There were at least two times in the past few months when I have been struggling silently – for a few hours, days, or even weeks. The struggle roiled on inside of me, eating me up, until I cried out for help – calling my mom in tears or finally breaking down when I phoned my best friend at midnight. But at other times, when I’m pissed off or upset, I blog about it – and the result is usually a humorous piece full of wit or sarcasm. So I take both routes – I cry out about my pain and I laugh at it. Doing one without the other seems unhealthy: the first could lead to a constant pity-me mindset, while the second could lead to a fortress-around-my-emotions attitude. However, crying out and then laughing (or vice versa) are both part of the vital process of healing.
So those are my Passover highlights so far. And now, if I remember correctly, you wanted to hear about the guy who got hit in the head with a bus. Well, I was at a friend’s place for lunch today, and somehow the story of this vehicle-person accident came up. There are many odd things about this story, and in case you have any questions, here are the answers:
- Yes, cars and buses often drive and park on the sidewalks in Israel.

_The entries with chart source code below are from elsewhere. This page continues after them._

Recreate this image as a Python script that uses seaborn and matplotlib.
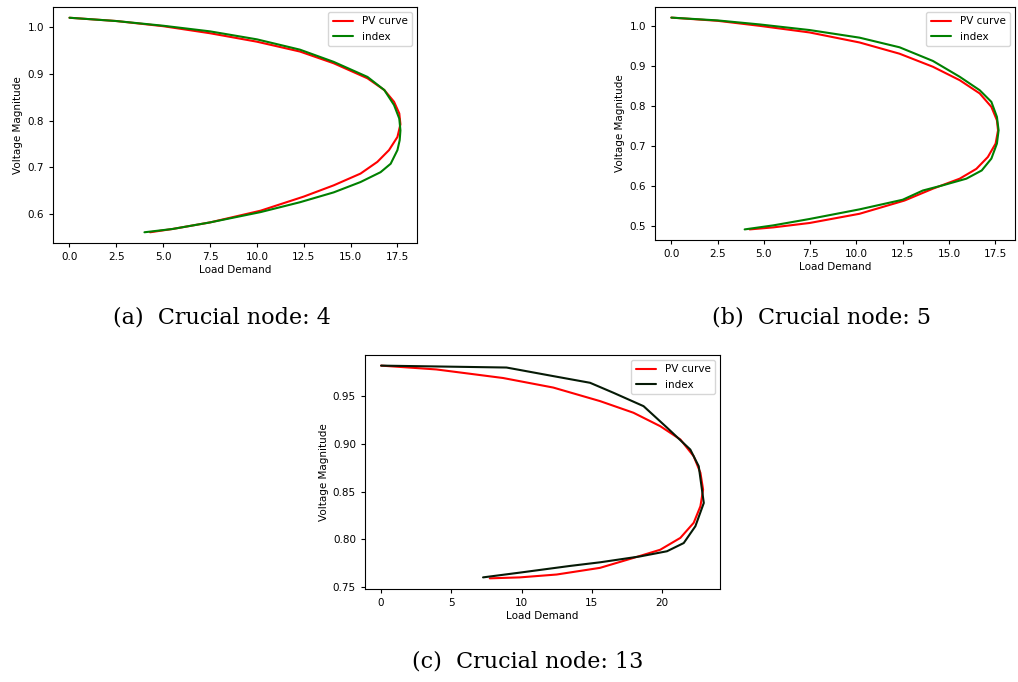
import pandas as pd
import numpy as np
import matplotlib
matplotlib.use("Agg")
import matplotlib.pyplot as plt
import seaborn as sns

# %% data
# (a) crucial node 4
a_pv_x = [0, 2.5, 5.0, 7.5, 10.0, 12.3, 14.1, 15.9, 16.8, 17.32, 17.6, 17.66, 17.5, 17.05, 16.43, 15.53,
          14.1, 12.5, 10.2, 7.5, 5.5, 4.3]
a_pv_y = [1.019, 1.012, 1.001, 0.986, 0.968, 0.947, 0.922, 0.890, 0.865, 0.840, 0.815, 0.792, 0.765, 0.737, 0.712, 0.687,
          0.662, 0.638, 0.608, 0.583, 0.569, 0.562]
a_ix_x = [0, 2.5, 5.0, 7.5, 10.0, 12.3, 14.1, 15.9, 16.8, 17.32, 17.6, 17.66, 17.62, 17.5, 17.14, 16.6,
          15.53, 14.1, 12.3, 10.2, 7.5, 5.5, 4.0]
a_ix_y = [1.019, 1.012, 1.002, 0.990, 0.973, 0.951, 0.925, 0.893, 0.865, 0.833, 0.804, 0.779, 0.758, 0.737, 0.708, 0.690,
          0.669, 0.647, 0.626, 0.605, 0.583, 0.569, 0.562]

# (b) crucial node 5
b_pv_x = [0, 2.5, 4.77, 7.47, 10.17, 12.33, 14.13, 15.58, 16.66, 17.29, 17.59, 17.65, 17.52, 17.1, 16.48, 15.58,
          14.13, 12.6, 10.17, 7.47, 5.5, 4.23]
b_pv_y = [1.02, 1.012, 0.9995, 0.983, 0.958, 0.930, 0.8975, 0.864, 0.831, 0.7975, 0.764, 0.739, 0.706, 0.6725, 0.643, 0.6185,
          0.5935, 0.564, 0.531, 0.508, 0.497, 0.492]
b_ix_x = [0, 2.5, 4.77, 7.47, 10.17, 12.33, 14.13, 15.58, 16.66, 17.29, 17.59, 17.68, 17.59, 17.29, 16.77, 15.94,
          14.67, 13.59, 12.5, 10.17, 7.47, 5.5, 3.96]
b_ix_y = [1.02, 1.013, 1.003, 0.989, 0.970, 0.946, 0.912, 0.8725, 0.839, 0.810, 0.7725, 0.739, 0.706, 0.6685, 0.639, 0.6185,
          0.602, 0.589, 0.566, 0.542, 0.518, 0.502, 0.492]

# (c) crucial node 13
c_pv_x = [0, 3.93, 8.69, 12.26, 15.59, 17.97, 19.88, 21.31, 22.26, 22.74, 22.93, 22.74, 22.26, 21.31, 19.88, 17.97,
          15.59, 12.5, 9.88, 7.74]
c_pv_y = [0.982, 0.978, 0.969, 0.959, 0.9448, 0.9326, 0.9185, 0.9046, 0.887, 0.8696, 0.852, 0.8346, 0.8172, 0.8014, 0.789, 0.7804,
          0.770, 0.763, 0.760, 0.759]
c_ix_x = [0, 8.93, 12.26, 14.88, 16.55, 18.69, 20.36, 22.02, 22.62, 22.98, 22.38, 21.55, 20.36, 18.45, 15.59, 13.45,
          9.88, 7.26]
c_ix_y = [0.982, 0.980, 0.971, 0.964, 0.9535, 0.9395, 0.917, 0.894, 0.8765, 0.838, 0.8136, 0.796, 0.7874, 0.782, 0.7758, 0.772,
          0.765, 0.760]

series_names = ["PV curve", "index"]
captions = ["(a)  Crucial node: 4", "(b)  Crucial node: 5", "(c)  Crucial node: 13"]

# %%
sns.set_style("ticks")
plt.rcParams["font.family"] = ["DejaVu Sans"]
plt.rcParams["text.color"] = "black"
plt.rcParams["axes.labelcolor"] = "black"


def make_df(pv_x, pv_y, ix_x, ix_y):
    d1 = pd.DataFrame({"x": pv_x, "y": pv_y, "series": series_names[0]})
    d2 = pd.DataFrame({"x": ix_x, "y": ix_y, "series": series_names[1]})
    return pd.concat([d1, d2], ignore_index=True)


panels = [
    (make_df(a_pv_x, a_pv_y, a_ix_x, a_ix_y), [0.052, 0.6437, 0.3576, 0.346], "green"),
    (make_df(b_pv_x, b_pv_y, b_ix_x, b_ix_y), [0.6434, 0.6481, 0.3536, 0.3416], "green"),
    (make_df(c_pv_x, c_pv_y, c_ix_x, c_ix_y), [0.3585, 0.1364, 0.3487, 0.3431], "#061a06"),
]

fig = plt.figure(figsize=(10.18, 6.82), dpi=100)

for df, rect, ix_col in panels:
    ax = fig.add_axes(rect)
    sns.lineplot(data=df, x="x", y="y", hue="series", hue_order=series_names,
                 palette={"PV curve": "red", "index": ix_col},
                 sort=False, estimator=None, linewidth=1.5, ax=ax)
    for s in ax.spines.values():
        s.set_color("black")
        s.set_linewidth(0.8)
    ax.tick_params(labelsize=7.5, length=3, width=0.8, colors="black")
    ax.set_xlabel("Load Demand", fontsize=7.5, labelpad=2)
    ax.set_ylabel("Voltage Magnitude", fontsize=7.5, labelpad=3)
    handles, labels = ax.get_legend_handles_labels()
    ax.legend(handles, labels, loc="upper right", fontsize=7.5, frameon=True,
              edgecolor="0.8", fancybox=True, handlelength=2.0)

# captions under each panel
fig.text(0.218, 0.534, captions[0], ha="center", va="center", fontsize=16, family="DejaVu Serif")
fig.text(0.807, 0.534, captions[1], ha="center", va="center", fontsize=16, family="DejaVu Serif")
fig.text(0.518, 0.030, captions[2], ha="center", va="center", fontsize=16, family="DejaVu Serif")

fig.savefig("out.png", dpi=100)
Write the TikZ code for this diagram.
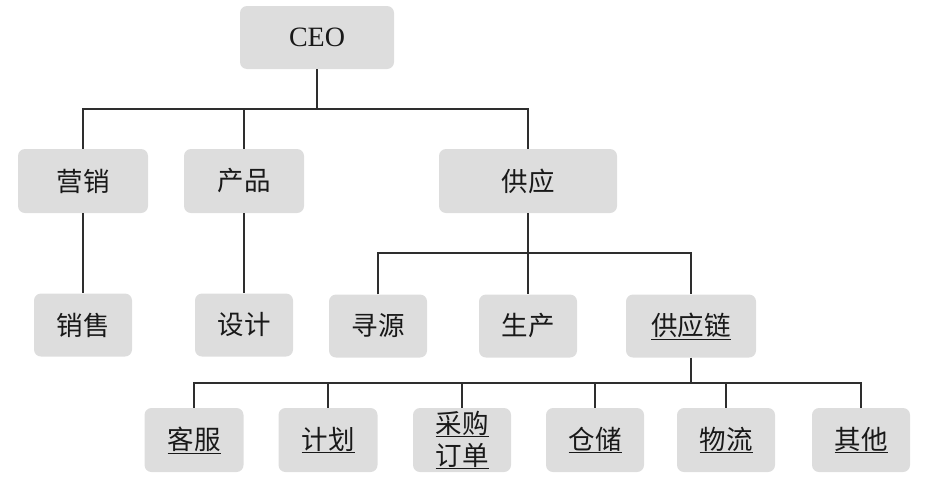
\documentclass[tikz,border=0pt]{standalone}
\usepackage{fontspec}
\setmainfont{Liberation Serif}
\newfontfamily\cjk{Noto Sans CJK SC}
\begin{document}
\begin{tikzpicture}[x=1pt,y=-1pt,
  box/.style={rectangle, rounded corners=7pt, fill=boxgray, draw=none,
    minimum height=64pt, inner sep=0pt, text=black!90,
    font=\cjk\fontsize{26.5}{31}\selectfont, align=center},
  link/.style={draw=linegray, line width=1.1pt}]
\definecolor{boxgray}{HTML}{DDDDDD}
\definecolor{linegray}{HTML}{2E2E2E}
\useasboundingbox (0,0) rectangle (928,477);

% top level
\node[box, minimum width=154pt, minimum height=63pt,
      font=\fontsize{28}{31}\selectfont] (ceo) at (317,37.5) {CEO};

% departments
\node[box, minimum width=130pt] (yx) at (83,181) {营销};
\node[box, minimum width=120pt] (cp) at (244,181) {产品};
\node[box, minimum width=178pt] (gy) at (528,181) {供应};

% second level
\node[box, minimum width=98pt, minimum height=63pt] (xs) at (83,325) {销售};
\node[box, minimum width=98pt, minimum height=63pt] (sj) at (244,325) {设计};
\node[box, minimum width=98pt, minimum height=63pt] (xy) at (378,326) {寻源};
\node[box, minimum width=98pt, minimum height=63pt] (sc) at (528,326) {生产};
\node[box, minimum width=130pt, minimum height=63pt] (gyl) at (691,326) {\underline{供应链}};

% supply chain functions
\node[box, minimum width=99pt] (kf) at (194,440) {\underline{客服}};
\node[box, minimum width=99pt] (jh) at (328,440) {\underline{计划}};
\node[box, minimum width=98pt, font=\cjk\fontsize{26.5}{32}\selectfont] (cg) at (462,440) {\underline{采购}\\\underline{订单}};
\node[box, minimum width=98pt] (cc) at (595,440) {\underline{仓储}};
\node[box, minimum width=98pt] (wl) at (726,440) {\underline{物流}};
\node[box, minimum width=98pt] (qt) at (861,440) {\underline{其他}};

% bus levels
\coordinate (busA) at (317,109);
\coordinate (busB) at (528,253);
\coordinate (busC) at (691,383);

% CEO to departments
\draw[link] (ceo.south) -- (busA);
\draw[link] (yx.north) |- (busA) -| (gy.north);
\draw[link] (cp.north) -- (cp.north |- busA);

% departments to second level
\draw[link] (yx.south) -- (xs.north);
\draw[link] (cp.south) -- (sj.north);
\draw[link] (gy.south) -- (sc.north);
\draw[link] (xy.north) |- (busB) -| (gyl.north);

% supply chain to functions
\draw[link] (gyl.south) -- (busC);
\draw[link] (kf.north) |- (busC) -| (qt.north);
\draw[link] (jh.north) -- (jh.north |- busC);
\draw[link] (cg.north) -- (cg.north |- busC);
\draw[link] (cc.north) -- (cc.north |- busC);
\draw[link] (wl.north) -- (wl.north |- busC);
\end{tikzpicture}
\end{document}
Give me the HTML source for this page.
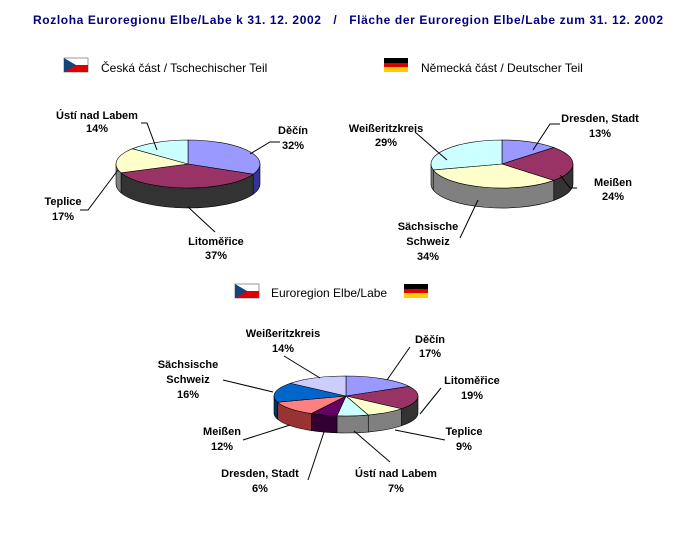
<!DOCTYPE html>
<html><head><meta charset="utf-8"><style>
body{margin:0;background:#fff}
svg{display:block}
text{font-family:"Liberation Sans",Arial,sans-serif;font-size:11px;font-weight:bold;fill:#000;text-anchor:middle}
.t{font-size:12px;fill:#000080;text-anchor:start}
.l{font-weight:normal;font-size:12px;text-anchor:start}
line,polyline{stroke:#000;stroke-width:1;fill:none}
</style></head><body>
<svg id="s" width="695" height="550" xmlns="http://www.w3.org/2000/svg">
<text class="t" x="33" y="24" textLength="630" lengthAdjust="spacing" xml:space="preserve">Rozloha Euroregionu Elbe/Labe k 31. 12. 2002   /   Fläche der Euroregion Elbe/Labe zum 31. 12. 2002</text>
<g><rect x="64" y="58" width="24" height="14" fill="#fff" stroke="#999"/><rect x="64" y="65" width="24" height="7" fill="#d00"/><polygon points="64,58 76,65 64,72" fill="#11457e"/></g>
<text class="l" x="101" y="72">Česká část / Tschechischer Teil</text>
<g><rect x="384" y="58" width="24" height="5" fill="#000"/><rect x="384" y="63" width="24" height="4" fill="#d00"/><rect x="384" y="67" width="24" height="5" fill="#fc0"/></g>
<text class="l" x="421" y="72">Německá část / Deutscher Teil</text>
<g><rect x="235" y="284" width="24" height="14" fill="#fff" stroke="#999"/><rect x="235" y="291" width="24" height="7" fill="#d00"/><polygon points="235,284 247,291 235,298" fill="#11457e"/></g>
<text class="l" x="271" y="297">Euroregion Elbe/Labe</text>
<g><rect x="404" y="284" width="24" height="5" fill="#000"/><rect x="404" y="289" width="24" height="4" fill="#d00"/><rect x="404" y="293" width="24" height="5" fill="#fc0"/></g>
<g id="pies"></g>
<polyline points="141,123 147,123 157,150"/>
<polyline points="250,154 270,142 280,142"/>
<polyline points="80,210 88,210 118,170"/>
<polyline points="188,207 215,232"/>
<polyline points="415,132 447,160"/>
<polyline points="560,124 550,124 533,150"/>
<polyline points="577,188 570,188 560,175"/>
<polyline points="460,238 478,200"/>
<polyline points="284,356 320,378"/>
<polyline points="410,347 387,380"/>
<polyline points="441,388 420,414"/>
<polyline points="223,380 273,392"/>
<polyline points="445,440 395,430"/>
<polyline points="243,440 290,425"/>
<polyline points="308,480 324,432"/>
<polyline points="390,462 354,431"/>
<text x="97" y="119">Ústí nad Labem</text><text x="97" y="132">14%</text>
<text x="293" y="134">Děčín</text><text x="293" y="149">32%</text>
<text x="63" y="205">Teplice</text><text x="63" y="220">17%</text>
<text x="216" y="245">Litoměřice</text><text x="216" y="259">37%</text>
<text x="386" y="132">Weißeritzkreis</text><text x="386" y="146">29%</text>
<text x="600" y="122">Dresden, Stadt</text><text x="600" y="137">13%</text>
<text x="613" y="186">Meißen</text><text x="613" y="200">24%</text>
<text x="428" y="230">Sächsische</text><text x="428" y="245">Schweiz</text><text x="428" y="260">34%</text>
<text x="283" y="337">Weißeritzkreis</text><text x="283" y="352">14%</text>
<text x="430" y="343">Děčín</text><text x="430" y="357">17%</text>
<text x="472" y="384">Litoměřice</text><text x="472" y="399">19%</text>
<text x="188" y="368">Sächsische</text><text x="188" y="383">Schweiz</text><text x="188" y="398">16%</text>
<text x="464" y="435">Teplice</text><text x="464" y="450">9%</text>
<text x="222" y="435">Meißen</text><text x="222" y="450">12%</text>
<text x="260" y="477">Dresden, Stadt</text><text x="260" y="492">6%</text>
<text x="396" y="477">Ústí nad Labem</text><text x="396" y="492">7%</text>
</svg>
<script>
var G=document.getElementById("pies");
function pie(cx,cy,rx,ry,d,sl){
 var P=function(t,dy){t=t*Math.PI/180;return [cx+rx*Math.sin(t),cy-ry*Math.cos(t)+(dy||0)];};
 var a=0,arr=[];
 sl.forEach(function(s){arr.push([a,a+s[0]*3.6,s[1],s[2]]);a+=s[0]*3.6;});
 var sides="",tops="";
 arr.forEach(function(s){
  var a0=Math.max(s[0],90),a1=Math.min(s[1],270);
  if(a1>a0){var p0=P(a0),p1=P(a1),q1=P(a1,d),q0=P(a0,d);
   sides+='<path d="M'+p0+' A'+rx+','+ry+' 0 0,1 '+p1+' L'+q1+' A'+rx+','+ry+' 0 0,0 '+q0+' Z" fill="'+s[3]+'" stroke="#000" stroke-width="0.6"/>';
  }
  var p0=P(s[0]),p1=P(s[1]),lg=(s[1]-s[0])>180?1:0;
  tops+='<path d="M'+cx+','+cy+' L'+p0+' A'+rx+','+ry+' 0 '+lg+',1 '+p1+' Z" fill="'+s[2]+'" stroke="#000" stroke-width="0.6"/>';
 });
 G.innerHTML+=sides+tops;
}
pie(188,164,72,24,20,[[32,"#9999ff","#333399"],[37,"#993366","#333333"],[17,"#ffffcc","#808080"],[14,"#ccffff","#808080"]]);
pie(502,164,71,24,20,[[13,"#9999ff","#333399"],[24,"#993366","#333333"],[34,"#ffffcc","#808080"],[29,"#ccffff","#808080"]]);
pie(346,396,72,20,17,[[17,"#9999ff","#333399"],[19,"#993366","#333333"],[9,"#ffffcc","#808080"],[7,"#ccffff","#808080"],[6,"#660066","#330033"],[12,"#ff8080","#993333"],[16,"#0066cc","#003366"],[14,"#ccccff","#666699"]]);
</script>
</body></html>
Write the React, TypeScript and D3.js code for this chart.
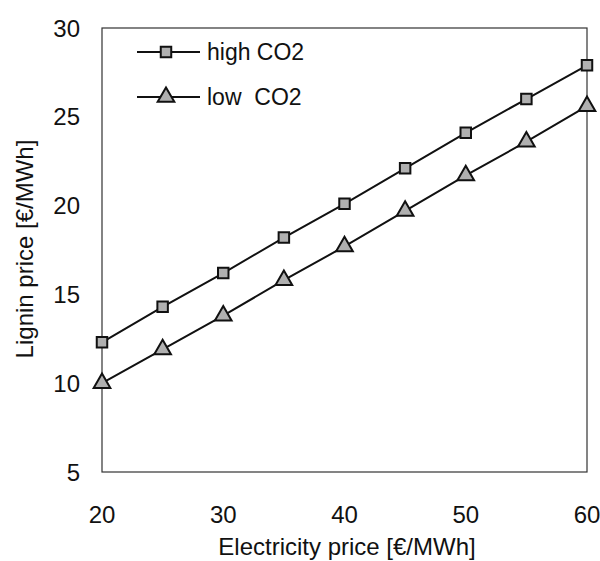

- Yes, my friend filed a police report.
- Yes, he got on the offending bus immediately after the collision because the driver offered to take him to the hospital.
- No, he did not have a concussion.
- Yes, he spent more time filing the police report than he did at the hospital.
- Yes, the police asked him what sort of vehicle he was driving.
- Yes, he was a pedestrian.
Don’t you love Israel? One seder, seven days of matzah, and a once-in-a-lifetime pedestrian experience.
And let’s not forget about you-know-who!